Stevan Harrell, Burke Museum and Anthropology
Contact stevehar@u.washington.edu 35-3010
Totem Poles: A Chinese Teaching Video
This is a class project that I am supervising for five anthropology undergraduate students from Sichuan University in Chengdu, who are spending the academic year at the UW: Wang Yuanyuan, Cao Linlin, Sun Weiguo, Li Yiyuan, and Tang Jing. They have previously made a VCD of a funeral in a tribal village in Sichuan, and now propose to make a similar video for teaching, approximately 30 or 35 minutes, on the topic of totem poles. The topic of totem poles was chosen for three reasons: a) they are visually striking and famous b) there is nothing available in China or in Chinese on this important anthropological and artistic phenomenon c) the Burke Museum is mounting a year-long exhibit on totem poles, complete with carvers carving in the museum.
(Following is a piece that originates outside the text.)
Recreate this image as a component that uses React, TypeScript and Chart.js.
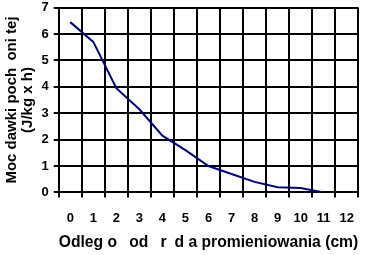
import React, { useEffect, useRef } from "react";
import { Chart, registerables } from "chart.js";

Chart.register(...registerables);

const categories = ["0", "1", "2", "3", "4", "5", "6", "7", "8", "9", "10", "11", "12"];
const doseRate = [6.45, 5.7, 3.95, 3.15, 2.15, 1.6, 1.0, 0.7, 0.4, 0.2, 0.17, 0.0, null];
const yTitle = ["Moc dawki poch\u2009 oni tej", "(J/kg x h)"];
const xTitle = "Odleg o \u2002od \u2002r\u2002d a promieniowania (cm)";

export default function App() {
  const ref = useRef<HTMLCanvasElement | null>(null);
  useEffect(() => {
    if (!ref.current) return;
    const family = "'Liberation Sans', Arial, sans-serif";
    const chart = new Chart(ref.current, {
      type: "line",
      data: {
        labels: categories,
        datasets: [
          {
            data: doseRate,
            borderColor: "#000080",
            borderWidth: 2,
            pointRadius: 0,
            tension: 0,
            fill: false,
          },
        ],
      },
      options: {
        responsive: false,
        animation: false,
        layout: { padding: { top: 4, right: 1, bottom: 3, left: 4 } },
        plugins: { legend: { display: false }, tooltip: { enabled: false } },
        scales: {
          x: {
            type: "category",
            offset: true,
            grid: { offset: true, color: "#000", lineWidth: 2, tickLength: 5, drawTicks: true },
            border: { color: "#000", width: 2 },
            ticks: {
              color: "#000",
              font: { family, weight: "bold" as const, size: 13, lineHeight: 1.2 },
              padding: 13,
              maxRotation: 0,
              autoSkip: false,
            },
            title: {
              display: true,
              text: xTitle,
              color: "#000",
              font: { family, weight: "bold" as const, size: 15.8, lineHeight: 1.2 },
              padding: { top: -6, bottom: 0 },
            },
          },
          y: {
            min: 0,
            max: 7,
            grid: { color: "#000", lineWidth: 2, tickLength: 5 },
            border: { color: "#000", width: 2 },
            ticks: {
              color: "#000",
              font: { family, weight: "bold" as const, size: 13, lineHeight: 0.4 },
              stepSize: 1,
              padding: 5,
            },
            title: {
              display: true,
              text: yTitle,
              color: "#000",
              font: { family, weight: "bold" as const, size: 15, lineHeight: 1.05 },
              padding: { top: 0, bottom: 1 },
            },
          },
        },
      },
    });
    return () => chart.destroy();
  }, []);
  return (
    <div style={{ position: "absolute", left: 0, top: 0, width: 367, height: 255, background: "#fff" }}>
      <canvas ref={ref} width={367} height={255} style={{ width: 367, height: 255 }} />
    </div>
  );
}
There is as yet no set script for the video. Topics that may be included would be: Totem poles in and around Seattle Totem poles in the Burke Museum exhibit, 'Out of the Silence,' and in its collections The process of carving totem poles The people, Indian and non-Indian, who carve poles, and why they do it. Ceremonies locally or in Alaska that involve totem poles. Right now, the students need more material on all these topics--both background information and video footage-- before they begin the process of formulating and editing the video.